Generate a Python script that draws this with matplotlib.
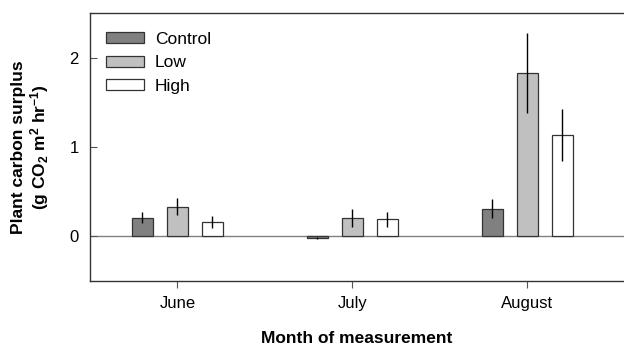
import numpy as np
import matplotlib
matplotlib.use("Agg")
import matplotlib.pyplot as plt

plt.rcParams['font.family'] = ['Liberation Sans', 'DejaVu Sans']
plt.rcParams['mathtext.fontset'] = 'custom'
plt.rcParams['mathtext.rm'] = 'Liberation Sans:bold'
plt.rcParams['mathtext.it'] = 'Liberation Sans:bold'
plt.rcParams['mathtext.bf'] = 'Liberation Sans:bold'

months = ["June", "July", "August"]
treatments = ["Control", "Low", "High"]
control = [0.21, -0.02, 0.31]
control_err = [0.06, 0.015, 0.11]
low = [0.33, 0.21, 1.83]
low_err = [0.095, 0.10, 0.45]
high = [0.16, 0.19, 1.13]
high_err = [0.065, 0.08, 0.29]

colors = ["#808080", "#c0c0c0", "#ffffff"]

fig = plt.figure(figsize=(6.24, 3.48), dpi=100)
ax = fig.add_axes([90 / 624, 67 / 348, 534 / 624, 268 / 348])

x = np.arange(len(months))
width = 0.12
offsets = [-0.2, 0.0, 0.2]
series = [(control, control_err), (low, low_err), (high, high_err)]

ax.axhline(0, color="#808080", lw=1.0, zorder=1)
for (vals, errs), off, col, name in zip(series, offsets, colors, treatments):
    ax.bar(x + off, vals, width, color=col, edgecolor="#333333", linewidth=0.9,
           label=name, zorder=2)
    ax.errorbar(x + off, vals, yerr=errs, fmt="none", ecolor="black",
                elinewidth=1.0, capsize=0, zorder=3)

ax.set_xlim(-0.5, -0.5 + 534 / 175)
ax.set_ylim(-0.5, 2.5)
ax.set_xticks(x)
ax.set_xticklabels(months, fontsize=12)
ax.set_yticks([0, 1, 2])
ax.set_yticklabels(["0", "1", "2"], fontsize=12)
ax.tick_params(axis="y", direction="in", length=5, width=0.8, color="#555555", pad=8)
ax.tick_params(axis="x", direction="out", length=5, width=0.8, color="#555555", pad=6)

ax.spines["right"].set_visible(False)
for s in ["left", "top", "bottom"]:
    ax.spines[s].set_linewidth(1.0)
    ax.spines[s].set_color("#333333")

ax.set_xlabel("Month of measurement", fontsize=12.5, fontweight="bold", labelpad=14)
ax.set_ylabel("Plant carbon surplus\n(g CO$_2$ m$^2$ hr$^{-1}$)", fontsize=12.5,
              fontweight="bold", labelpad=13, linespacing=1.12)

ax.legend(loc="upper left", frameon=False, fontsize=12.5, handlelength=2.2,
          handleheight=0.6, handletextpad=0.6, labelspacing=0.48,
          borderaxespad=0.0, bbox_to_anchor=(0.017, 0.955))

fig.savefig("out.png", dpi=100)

...

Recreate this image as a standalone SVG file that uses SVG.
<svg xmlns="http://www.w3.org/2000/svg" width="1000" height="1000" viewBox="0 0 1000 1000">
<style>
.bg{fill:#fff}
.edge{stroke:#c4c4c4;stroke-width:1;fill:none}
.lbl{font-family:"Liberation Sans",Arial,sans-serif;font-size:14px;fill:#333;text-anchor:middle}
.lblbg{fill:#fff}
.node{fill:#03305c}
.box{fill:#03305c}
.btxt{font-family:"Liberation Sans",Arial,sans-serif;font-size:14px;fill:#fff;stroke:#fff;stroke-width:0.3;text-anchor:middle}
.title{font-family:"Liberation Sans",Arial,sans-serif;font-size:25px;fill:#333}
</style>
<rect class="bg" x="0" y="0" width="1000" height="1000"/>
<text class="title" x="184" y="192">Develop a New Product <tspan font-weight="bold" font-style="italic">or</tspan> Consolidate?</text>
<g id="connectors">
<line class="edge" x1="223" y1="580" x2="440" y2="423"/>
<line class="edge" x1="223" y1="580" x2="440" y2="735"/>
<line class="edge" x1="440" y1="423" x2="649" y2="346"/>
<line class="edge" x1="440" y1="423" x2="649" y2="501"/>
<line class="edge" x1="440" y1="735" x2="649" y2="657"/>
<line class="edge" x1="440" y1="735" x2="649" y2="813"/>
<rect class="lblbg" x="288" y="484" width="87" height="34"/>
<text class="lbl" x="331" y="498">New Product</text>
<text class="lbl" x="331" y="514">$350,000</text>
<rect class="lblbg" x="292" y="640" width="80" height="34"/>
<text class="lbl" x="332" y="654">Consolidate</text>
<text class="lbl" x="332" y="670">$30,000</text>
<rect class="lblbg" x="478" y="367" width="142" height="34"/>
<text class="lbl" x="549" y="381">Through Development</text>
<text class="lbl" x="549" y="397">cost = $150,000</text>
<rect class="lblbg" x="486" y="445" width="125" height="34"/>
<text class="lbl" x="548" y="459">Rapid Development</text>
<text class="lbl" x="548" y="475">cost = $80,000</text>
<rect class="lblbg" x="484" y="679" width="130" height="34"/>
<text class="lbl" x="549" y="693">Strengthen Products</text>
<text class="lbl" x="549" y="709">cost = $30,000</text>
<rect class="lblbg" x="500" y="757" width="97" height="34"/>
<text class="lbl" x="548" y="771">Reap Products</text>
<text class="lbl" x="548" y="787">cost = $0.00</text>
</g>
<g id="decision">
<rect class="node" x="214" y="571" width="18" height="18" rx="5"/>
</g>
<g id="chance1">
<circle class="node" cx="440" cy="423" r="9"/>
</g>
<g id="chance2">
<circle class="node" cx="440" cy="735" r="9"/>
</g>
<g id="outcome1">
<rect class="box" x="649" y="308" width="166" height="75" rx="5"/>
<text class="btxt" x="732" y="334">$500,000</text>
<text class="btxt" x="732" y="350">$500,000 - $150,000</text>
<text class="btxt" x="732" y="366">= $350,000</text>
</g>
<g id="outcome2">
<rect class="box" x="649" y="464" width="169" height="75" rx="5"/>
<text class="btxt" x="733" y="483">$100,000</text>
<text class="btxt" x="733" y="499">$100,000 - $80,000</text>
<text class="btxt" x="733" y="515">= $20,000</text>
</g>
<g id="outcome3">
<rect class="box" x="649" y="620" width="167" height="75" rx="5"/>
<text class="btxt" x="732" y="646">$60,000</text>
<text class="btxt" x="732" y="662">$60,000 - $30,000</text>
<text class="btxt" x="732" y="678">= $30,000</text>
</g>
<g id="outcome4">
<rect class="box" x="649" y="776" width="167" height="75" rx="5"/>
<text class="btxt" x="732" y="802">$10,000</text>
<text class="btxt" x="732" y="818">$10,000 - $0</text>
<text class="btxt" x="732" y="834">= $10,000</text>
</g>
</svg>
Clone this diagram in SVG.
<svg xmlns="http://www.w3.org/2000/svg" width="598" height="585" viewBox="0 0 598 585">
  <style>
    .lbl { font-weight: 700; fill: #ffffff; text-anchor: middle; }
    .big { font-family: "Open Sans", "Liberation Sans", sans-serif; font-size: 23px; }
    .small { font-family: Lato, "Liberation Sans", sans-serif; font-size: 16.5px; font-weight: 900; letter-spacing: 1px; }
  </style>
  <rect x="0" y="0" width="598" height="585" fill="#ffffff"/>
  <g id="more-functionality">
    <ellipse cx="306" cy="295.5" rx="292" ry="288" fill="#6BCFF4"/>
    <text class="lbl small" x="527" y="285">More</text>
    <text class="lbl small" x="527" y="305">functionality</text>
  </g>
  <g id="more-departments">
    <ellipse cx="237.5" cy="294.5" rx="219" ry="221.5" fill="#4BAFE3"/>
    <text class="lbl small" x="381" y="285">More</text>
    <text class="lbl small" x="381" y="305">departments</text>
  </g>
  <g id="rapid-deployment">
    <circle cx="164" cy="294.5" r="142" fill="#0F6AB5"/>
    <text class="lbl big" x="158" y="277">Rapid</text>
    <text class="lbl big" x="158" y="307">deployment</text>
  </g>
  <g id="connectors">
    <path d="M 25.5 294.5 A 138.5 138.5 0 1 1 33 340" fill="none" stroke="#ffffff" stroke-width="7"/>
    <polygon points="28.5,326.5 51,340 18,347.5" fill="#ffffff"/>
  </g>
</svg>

==

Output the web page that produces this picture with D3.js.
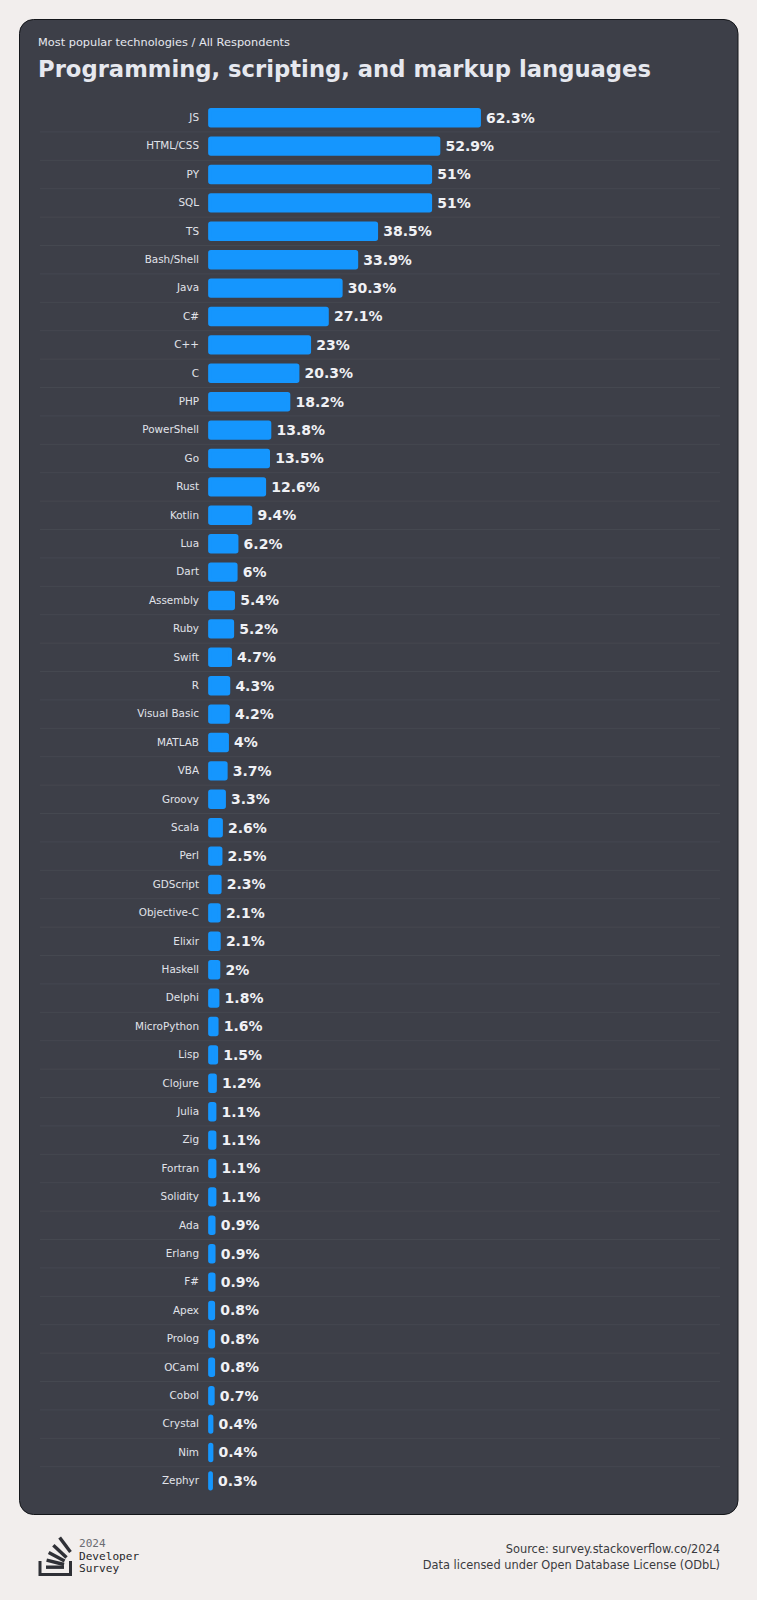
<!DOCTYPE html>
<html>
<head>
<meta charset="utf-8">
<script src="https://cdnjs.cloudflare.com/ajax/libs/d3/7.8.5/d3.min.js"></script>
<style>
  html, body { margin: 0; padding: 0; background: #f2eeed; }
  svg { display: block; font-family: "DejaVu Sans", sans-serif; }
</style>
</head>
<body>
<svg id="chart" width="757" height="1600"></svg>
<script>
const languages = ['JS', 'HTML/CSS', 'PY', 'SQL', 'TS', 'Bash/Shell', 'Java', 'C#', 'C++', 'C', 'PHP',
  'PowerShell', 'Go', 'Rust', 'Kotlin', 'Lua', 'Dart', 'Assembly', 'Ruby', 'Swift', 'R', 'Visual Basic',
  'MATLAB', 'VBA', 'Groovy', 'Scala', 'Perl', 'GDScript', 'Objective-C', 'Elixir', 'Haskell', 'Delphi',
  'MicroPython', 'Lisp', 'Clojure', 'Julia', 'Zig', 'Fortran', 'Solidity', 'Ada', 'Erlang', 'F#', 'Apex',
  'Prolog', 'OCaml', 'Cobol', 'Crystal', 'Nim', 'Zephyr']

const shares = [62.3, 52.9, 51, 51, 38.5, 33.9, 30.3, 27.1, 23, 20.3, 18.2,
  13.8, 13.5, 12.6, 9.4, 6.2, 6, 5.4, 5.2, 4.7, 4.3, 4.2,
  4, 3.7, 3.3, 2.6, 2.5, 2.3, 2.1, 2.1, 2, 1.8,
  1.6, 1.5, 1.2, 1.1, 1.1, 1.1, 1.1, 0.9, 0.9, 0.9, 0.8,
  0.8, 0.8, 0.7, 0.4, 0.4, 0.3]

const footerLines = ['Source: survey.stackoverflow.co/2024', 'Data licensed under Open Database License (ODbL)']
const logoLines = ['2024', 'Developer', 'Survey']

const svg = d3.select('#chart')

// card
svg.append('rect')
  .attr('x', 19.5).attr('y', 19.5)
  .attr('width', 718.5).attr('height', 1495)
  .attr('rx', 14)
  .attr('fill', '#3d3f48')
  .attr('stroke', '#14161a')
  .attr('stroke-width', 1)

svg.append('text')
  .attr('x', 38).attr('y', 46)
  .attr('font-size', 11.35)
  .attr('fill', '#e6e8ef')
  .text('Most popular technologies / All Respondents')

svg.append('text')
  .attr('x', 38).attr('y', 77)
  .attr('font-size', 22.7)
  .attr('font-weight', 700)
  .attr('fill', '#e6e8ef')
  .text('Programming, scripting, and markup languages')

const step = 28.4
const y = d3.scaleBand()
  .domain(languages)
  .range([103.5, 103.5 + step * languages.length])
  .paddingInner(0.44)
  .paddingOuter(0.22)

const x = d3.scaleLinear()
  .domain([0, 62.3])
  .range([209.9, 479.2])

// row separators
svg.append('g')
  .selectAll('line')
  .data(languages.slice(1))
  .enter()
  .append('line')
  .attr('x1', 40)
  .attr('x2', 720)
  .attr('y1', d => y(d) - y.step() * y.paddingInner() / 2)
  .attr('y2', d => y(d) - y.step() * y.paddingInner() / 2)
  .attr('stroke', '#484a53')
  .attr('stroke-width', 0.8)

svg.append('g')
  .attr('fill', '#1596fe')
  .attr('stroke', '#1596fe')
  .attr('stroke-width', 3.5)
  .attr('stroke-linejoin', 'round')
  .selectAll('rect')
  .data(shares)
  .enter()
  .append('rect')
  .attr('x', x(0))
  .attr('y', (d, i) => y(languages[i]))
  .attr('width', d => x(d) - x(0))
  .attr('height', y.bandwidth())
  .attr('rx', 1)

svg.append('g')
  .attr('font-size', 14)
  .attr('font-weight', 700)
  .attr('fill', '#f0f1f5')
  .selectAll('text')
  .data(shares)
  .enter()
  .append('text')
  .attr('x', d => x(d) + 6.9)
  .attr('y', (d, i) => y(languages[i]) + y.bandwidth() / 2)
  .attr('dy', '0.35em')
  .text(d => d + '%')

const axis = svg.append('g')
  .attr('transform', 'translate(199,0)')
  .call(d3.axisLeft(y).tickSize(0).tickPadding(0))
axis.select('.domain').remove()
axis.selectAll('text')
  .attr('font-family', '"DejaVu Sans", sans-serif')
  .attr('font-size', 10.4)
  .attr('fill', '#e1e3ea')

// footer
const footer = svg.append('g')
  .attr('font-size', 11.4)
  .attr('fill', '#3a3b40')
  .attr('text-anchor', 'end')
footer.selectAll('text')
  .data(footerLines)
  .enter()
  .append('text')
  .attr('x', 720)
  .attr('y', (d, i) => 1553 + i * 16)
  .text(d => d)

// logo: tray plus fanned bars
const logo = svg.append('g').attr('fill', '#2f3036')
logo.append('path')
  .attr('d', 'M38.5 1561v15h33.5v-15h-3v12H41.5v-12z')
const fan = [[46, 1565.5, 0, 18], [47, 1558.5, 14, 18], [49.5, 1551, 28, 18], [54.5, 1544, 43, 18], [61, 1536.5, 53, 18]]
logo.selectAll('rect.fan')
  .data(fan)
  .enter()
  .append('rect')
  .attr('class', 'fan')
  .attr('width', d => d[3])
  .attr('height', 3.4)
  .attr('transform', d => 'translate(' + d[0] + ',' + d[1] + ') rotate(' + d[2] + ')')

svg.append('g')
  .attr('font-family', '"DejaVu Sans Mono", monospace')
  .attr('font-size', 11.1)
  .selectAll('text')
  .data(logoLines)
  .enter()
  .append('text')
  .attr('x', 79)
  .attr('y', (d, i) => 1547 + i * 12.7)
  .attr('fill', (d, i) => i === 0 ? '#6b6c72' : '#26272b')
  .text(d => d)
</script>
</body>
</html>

> **PROBLEM DETAILS**:
Determine the number of lines in these entries that contain the word "matplotlib", and write only that number.

> **RIGHT ANSWER**:
4